For Christmas, I'm not sure I'm getting the kids any electronics. I'm tempted to get them iPad minis but I don't see them using tablets for anything productive, so an ultrabook makes more sense. But I see no reason to a) buy a laptop for a 7- and 10 year old kids, or b) buy a Chromebook, even at the price, if I'm only going to convert it to Ubuntu. In part because switching the BiOS is one headache more than I care to endure. In part because imposing an unsupported operating system on someone else just seems rude.

In the case of the Asus C7: no way am I buying any more spinning rust hard drives.

My hinge is starting give me some trouble too. So far though the Cr-48 has held up pretty decently for being a 2 year old free laptop.

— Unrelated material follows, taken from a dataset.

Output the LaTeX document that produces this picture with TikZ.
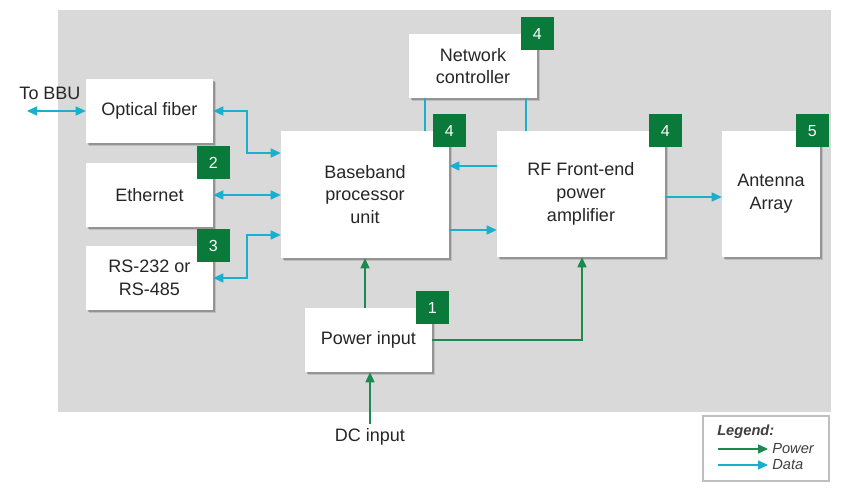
\documentclass[tikz,border=0pt]{standalone}
\usepackage{fontspec}
\setmainfont{Liberation Sans}
\usetikzlibrary{shadows,arrows.meta}
\definecolor{bg}{HTML}{D9D9D9}
\definecolor{datac}{HTML}{1AAFCC}
\definecolor{powc}{HTML}{1A8A4F}
\definecolor{badgec}{HTML}{0A7A3A}
\definecolor{txt}{HTML}{262626}
\definecolor{legtxt}{HTML}{404040}
\begin{document}
\begin{tikzpicture}[x=0.75pt,y=-0.75pt,
  blk/.style={fill=white, draw=none, inner sep=0pt, align=center, text=txt,
    font=\fontsize{13.5}{17}\selectfont,
    drop shadow={shadow xshift=2.6pt, shadow yshift=-2.6pt, fill=black, opacity=0.12},
    drop shadow={shadow xshift=1.4pt, shadow yshift=-1.4pt, fill=black, opacity=0.22}},
  badge/.style={fill=badgec, text=white, minimum width=24.75pt, minimum height=24.75pt,
    inner sep=0pt, font=\fontsize{12}{14}\selectfont},
  dataline/.style={draw=datac, line width=0.9pt},
  powline/.style={draw=powc, line width=0.9pt},
  tip/.style={-{Triangle[length=7.5pt,width=6.8pt]}},
  dtip/.style={{Triangle[length=7.5pt,width=6.8pt]}-{Triangle[length=7.5pt,width=6.8pt]}},
  leg/.style={font=\fontsize{11}{13}\selectfont\itshape, text=legtxt}
]
\useasboundingbox (0,0) rectangle (865,495);
\fill[bg] (58,10) rectangle (831,412);

% blocks
\node[blk, minimum width=95.25pt, minimum height=48pt] (fiber) at (149.5,111) {Optical fiber};
\node[blk, minimum width=95.25pt, minimum height=48pt] (eth) at (149.5,195) {Ethernet};
\node[blk, minimum width=95.25pt, minimum height=48pt] (rs) at (149.5,278) {RS-232 or\\RS-485};
\node[blk, minimum width=126pt, minimum height=95.25pt] (bb) at (365,194.5) {Baseband\\processor\\unit};
\node[blk, minimum width=96pt, minimum height=48pt] (nc) at (473,66) {Network\\controller};
\node[blk, minimum width=126pt, minimum height=94.5pt] (rf) at (581,194) {RF Front-end\\power\\amplifier};
\node[blk, minimum width=73.5pt, minimum height=94.5pt] (ant) at (771,194) {Antenna\\Array};
\node[blk, minimum width=95.25pt, minimum height=48pt] (pw) at (368.5,340) {Power input};

% badges
\node[badge] (b2) at (eth.north east) {2};
\node[badge] (b3) at (rs.north east) {3};
\node[badge] (b4a) at (bb.north east) {4};
\node[badge] (b4b) at (nc.north east) {4};
\node[badge] (b4c) at (rf.north east) {4};
\node[badge, xshift=-6pt] (b5) at (ant.north east) {5};
\node[badge] (b1) at (pw.north east) {1};

% outer labels
\node[text=txt, font=\fontsize{13.5}{17}\selectfont] (bbutxt) at (50,93) {To BBU};
\node[text=txt, font=\fontsize{13.5}{17}\selectfont] (dc) at (370,437) {DC input};
\coordinate (bbu) at (27,111);

% data connectors
\coordinate (j1) at (247,153);
\coordinate (j2) at (247,235);
\coordinate (n1) at (425,0);
\coordinate (n2) at (526,0);
\coordinate (d1) at (0,166);
\coordinate (d2) at (0,230);
\coordinate (d3) at (0,197);
\draw[dataline, dtip] (bbu) -- (fiber.west);
\draw[dataline, dtip] (fiber.east) -| (j1) -- (bb.west |- j1);
\draw[dataline, dtip] (eth.east) -- (bb.west |- eth.east);
\draw[dataline, dtip] (rs.east) -| (j2) -- (bb.west |- j2);
\draw[dataline] (nc.south -| n1) -- (bb.north -| n1);
\draw[dataline] (nc.south -| n2) -- (rf.north -| n2);
\draw[dataline, tip] (rf.west |- d1) -- (bb.east |- d1);
\draw[dataline, tip] (bb.east |- d2) -- (rf.west |- d2);
\draw[dataline, tip] (rf.east |- d3) -- (ant.west |- d3);

% power connectors
\coordinate (p1) at (365,0);
\coordinate (p3) at (582,0);
\draw[powline, tip] (pw.north -| p1) -- (bb.south -| p1);
\draw[powline, tip] (pw.east) -| (rf.south -| p3);
\draw[powline, tip] (dc.north) -- (pw.south -| dc.north);

% legend
\node[draw=black!25, fill=white, line width=0.8pt, minimum width=94.5pt, minimum height=48.75pt, inner sep=0pt] (legbox) at (766,448.5) {};
\node[leg, font=\fontsize{11}{13}\selectfont\bfseries\itshape, anchor=west, inner sep=0pt] (legt) at (717,432) {Legend:};
\coordinate (lp1) at (718,449);
\coordinate (lp2) at (768,449);
\coordinate (ld1) at (718,465);
\coordinate (ld2) at (768,465);
\draw[powline, tip] (lp1) -- (lp2);
\draw[dataline, tip] (ld1) -- (ld2);
\node[leg, anchor=west, inner sep=0pt] (lpt) at (772,449) {Power};
\node[leg, anchor=west, inner sep=0pt] (ldt) at (772,465) {Data};
\end{tikzpicture}
\end{document}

Apparently the answer is JB Quik Weld


The hardware isn't really the novel thing here.

You are right that the hardware isn't novel. But for me it is 100% of the reason to actually buy one. Nothing new in hardware but solid, practical and inexpensive quality.

Some specific complaints I have about the software: no Wacom drivers (I like resistive touch), no CAC smart card support, no Citrix support, no Juniper (all things I need). I haven't touched ChromeOS for a while but I use Chrome all the time.